* **REQUIRED WORK**
Among the records below, find each line that includes the string "Convert" and copy it.

* **SUPPLIED ENTRIES**
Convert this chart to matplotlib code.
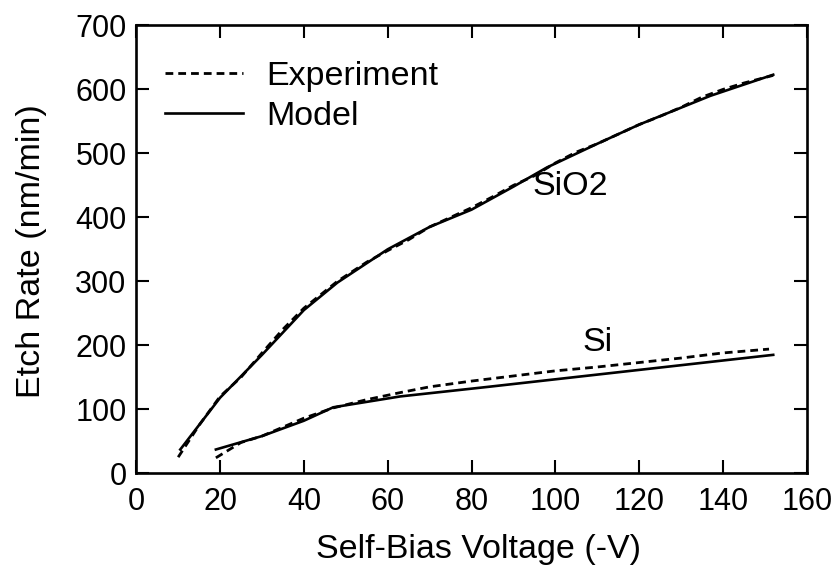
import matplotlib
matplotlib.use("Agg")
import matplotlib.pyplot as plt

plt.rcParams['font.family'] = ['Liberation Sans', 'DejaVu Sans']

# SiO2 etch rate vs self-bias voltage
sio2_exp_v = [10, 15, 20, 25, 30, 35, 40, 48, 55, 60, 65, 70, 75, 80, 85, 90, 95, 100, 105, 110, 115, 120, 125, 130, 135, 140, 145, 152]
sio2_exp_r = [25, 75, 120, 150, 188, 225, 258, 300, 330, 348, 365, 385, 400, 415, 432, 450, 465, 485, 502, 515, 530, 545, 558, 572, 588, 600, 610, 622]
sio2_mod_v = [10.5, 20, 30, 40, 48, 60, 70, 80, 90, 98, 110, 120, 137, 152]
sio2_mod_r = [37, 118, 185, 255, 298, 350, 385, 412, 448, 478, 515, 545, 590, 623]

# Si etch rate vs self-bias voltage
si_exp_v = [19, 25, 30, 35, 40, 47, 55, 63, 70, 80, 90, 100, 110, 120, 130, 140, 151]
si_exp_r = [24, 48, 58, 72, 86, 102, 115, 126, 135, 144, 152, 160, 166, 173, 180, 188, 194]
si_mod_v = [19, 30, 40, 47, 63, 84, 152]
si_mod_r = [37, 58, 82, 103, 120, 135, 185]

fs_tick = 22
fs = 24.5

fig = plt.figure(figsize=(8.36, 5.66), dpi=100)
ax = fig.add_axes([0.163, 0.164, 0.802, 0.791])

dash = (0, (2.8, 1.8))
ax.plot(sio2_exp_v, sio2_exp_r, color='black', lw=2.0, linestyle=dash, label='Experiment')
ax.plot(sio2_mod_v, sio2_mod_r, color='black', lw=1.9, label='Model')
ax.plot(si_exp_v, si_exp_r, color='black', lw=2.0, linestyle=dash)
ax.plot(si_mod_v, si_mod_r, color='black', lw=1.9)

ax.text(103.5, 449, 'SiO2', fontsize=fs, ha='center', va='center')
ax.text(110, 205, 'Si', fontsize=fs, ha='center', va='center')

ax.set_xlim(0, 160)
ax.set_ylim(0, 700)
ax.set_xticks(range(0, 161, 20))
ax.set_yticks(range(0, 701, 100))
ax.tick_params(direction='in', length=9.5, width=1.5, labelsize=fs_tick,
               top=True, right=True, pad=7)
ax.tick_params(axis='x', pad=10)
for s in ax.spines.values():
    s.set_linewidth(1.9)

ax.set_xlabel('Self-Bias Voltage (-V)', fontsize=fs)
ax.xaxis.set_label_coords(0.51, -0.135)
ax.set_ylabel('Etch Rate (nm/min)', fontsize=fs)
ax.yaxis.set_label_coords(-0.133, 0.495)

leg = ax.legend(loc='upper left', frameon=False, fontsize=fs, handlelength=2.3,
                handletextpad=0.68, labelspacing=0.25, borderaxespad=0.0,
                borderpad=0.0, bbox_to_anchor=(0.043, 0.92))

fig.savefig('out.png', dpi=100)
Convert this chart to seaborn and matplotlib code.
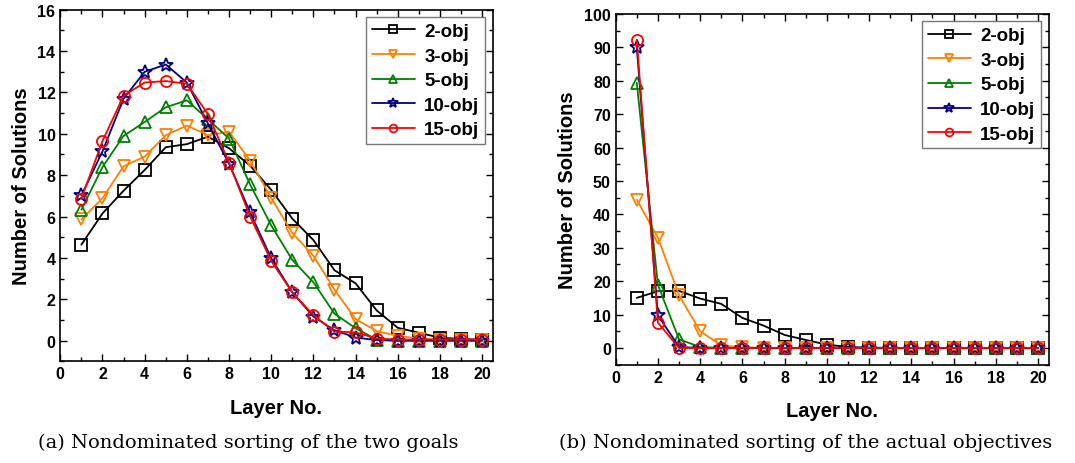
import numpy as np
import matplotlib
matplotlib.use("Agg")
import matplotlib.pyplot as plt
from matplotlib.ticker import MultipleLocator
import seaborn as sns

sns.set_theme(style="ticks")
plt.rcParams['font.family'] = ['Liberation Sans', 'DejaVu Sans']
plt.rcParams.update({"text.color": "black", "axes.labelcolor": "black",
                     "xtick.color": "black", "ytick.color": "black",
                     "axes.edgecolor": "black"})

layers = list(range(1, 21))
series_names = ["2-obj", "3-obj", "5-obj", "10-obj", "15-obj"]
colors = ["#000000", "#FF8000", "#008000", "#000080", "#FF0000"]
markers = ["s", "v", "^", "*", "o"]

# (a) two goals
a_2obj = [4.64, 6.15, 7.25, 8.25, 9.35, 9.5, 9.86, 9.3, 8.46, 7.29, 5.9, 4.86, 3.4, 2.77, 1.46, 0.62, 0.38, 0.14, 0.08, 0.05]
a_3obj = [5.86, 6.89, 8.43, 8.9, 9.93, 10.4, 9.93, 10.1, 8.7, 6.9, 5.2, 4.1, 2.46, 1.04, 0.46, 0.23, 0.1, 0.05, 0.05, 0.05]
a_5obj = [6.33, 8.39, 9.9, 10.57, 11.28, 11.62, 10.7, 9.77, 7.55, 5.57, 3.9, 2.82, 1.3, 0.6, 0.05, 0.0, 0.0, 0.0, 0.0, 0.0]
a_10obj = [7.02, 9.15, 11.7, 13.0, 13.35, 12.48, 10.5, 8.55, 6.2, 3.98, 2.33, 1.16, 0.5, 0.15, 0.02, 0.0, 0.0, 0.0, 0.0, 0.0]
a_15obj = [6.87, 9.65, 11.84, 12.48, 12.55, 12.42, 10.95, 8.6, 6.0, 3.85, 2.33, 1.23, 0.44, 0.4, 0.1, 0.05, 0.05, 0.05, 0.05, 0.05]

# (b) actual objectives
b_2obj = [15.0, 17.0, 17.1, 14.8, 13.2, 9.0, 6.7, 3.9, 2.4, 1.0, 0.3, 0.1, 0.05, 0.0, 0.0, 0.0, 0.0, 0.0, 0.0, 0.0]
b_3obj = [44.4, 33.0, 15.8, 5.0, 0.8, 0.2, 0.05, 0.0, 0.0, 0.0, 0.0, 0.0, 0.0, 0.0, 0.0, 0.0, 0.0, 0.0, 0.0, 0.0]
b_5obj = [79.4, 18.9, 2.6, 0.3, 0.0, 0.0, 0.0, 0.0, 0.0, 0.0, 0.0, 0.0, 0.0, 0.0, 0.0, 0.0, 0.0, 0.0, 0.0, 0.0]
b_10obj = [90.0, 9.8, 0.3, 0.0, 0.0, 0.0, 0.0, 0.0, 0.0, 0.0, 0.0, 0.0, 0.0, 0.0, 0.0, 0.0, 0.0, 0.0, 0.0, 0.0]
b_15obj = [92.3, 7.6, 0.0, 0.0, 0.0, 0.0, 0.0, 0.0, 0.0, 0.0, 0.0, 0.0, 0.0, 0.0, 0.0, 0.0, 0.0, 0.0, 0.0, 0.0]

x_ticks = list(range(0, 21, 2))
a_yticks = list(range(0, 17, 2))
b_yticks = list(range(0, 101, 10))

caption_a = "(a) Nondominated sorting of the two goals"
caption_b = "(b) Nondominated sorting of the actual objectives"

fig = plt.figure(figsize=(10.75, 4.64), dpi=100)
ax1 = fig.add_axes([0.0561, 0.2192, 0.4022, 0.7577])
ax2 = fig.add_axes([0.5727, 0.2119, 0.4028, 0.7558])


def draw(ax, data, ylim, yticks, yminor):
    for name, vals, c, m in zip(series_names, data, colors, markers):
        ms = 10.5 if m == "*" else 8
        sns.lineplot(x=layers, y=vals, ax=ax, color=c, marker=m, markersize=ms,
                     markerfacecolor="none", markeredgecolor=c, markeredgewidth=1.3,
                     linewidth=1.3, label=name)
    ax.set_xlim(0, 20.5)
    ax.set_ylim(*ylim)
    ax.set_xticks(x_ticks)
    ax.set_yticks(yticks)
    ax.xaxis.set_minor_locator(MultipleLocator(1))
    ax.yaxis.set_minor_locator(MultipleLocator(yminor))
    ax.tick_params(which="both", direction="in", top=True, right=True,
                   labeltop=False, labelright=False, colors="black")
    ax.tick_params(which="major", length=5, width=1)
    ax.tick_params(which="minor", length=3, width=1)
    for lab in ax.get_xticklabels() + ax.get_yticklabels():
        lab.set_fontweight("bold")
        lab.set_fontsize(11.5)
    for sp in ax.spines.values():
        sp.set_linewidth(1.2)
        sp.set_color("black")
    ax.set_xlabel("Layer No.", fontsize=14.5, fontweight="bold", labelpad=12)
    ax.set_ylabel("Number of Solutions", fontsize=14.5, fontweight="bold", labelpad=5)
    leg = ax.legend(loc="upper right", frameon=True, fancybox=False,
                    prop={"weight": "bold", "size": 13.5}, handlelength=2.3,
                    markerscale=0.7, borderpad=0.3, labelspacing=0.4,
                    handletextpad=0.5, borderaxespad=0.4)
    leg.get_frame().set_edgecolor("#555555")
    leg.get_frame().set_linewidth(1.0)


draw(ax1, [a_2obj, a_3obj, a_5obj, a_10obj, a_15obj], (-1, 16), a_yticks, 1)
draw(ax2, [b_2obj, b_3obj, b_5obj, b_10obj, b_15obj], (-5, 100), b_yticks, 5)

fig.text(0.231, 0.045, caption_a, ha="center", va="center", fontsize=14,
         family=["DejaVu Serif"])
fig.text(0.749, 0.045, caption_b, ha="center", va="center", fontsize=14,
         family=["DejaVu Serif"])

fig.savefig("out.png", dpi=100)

* **ANSWER FOR THIS EXERCISE**
Convert this chart to matplotlib code.
Convert this chart to seaborn and matplotlib code.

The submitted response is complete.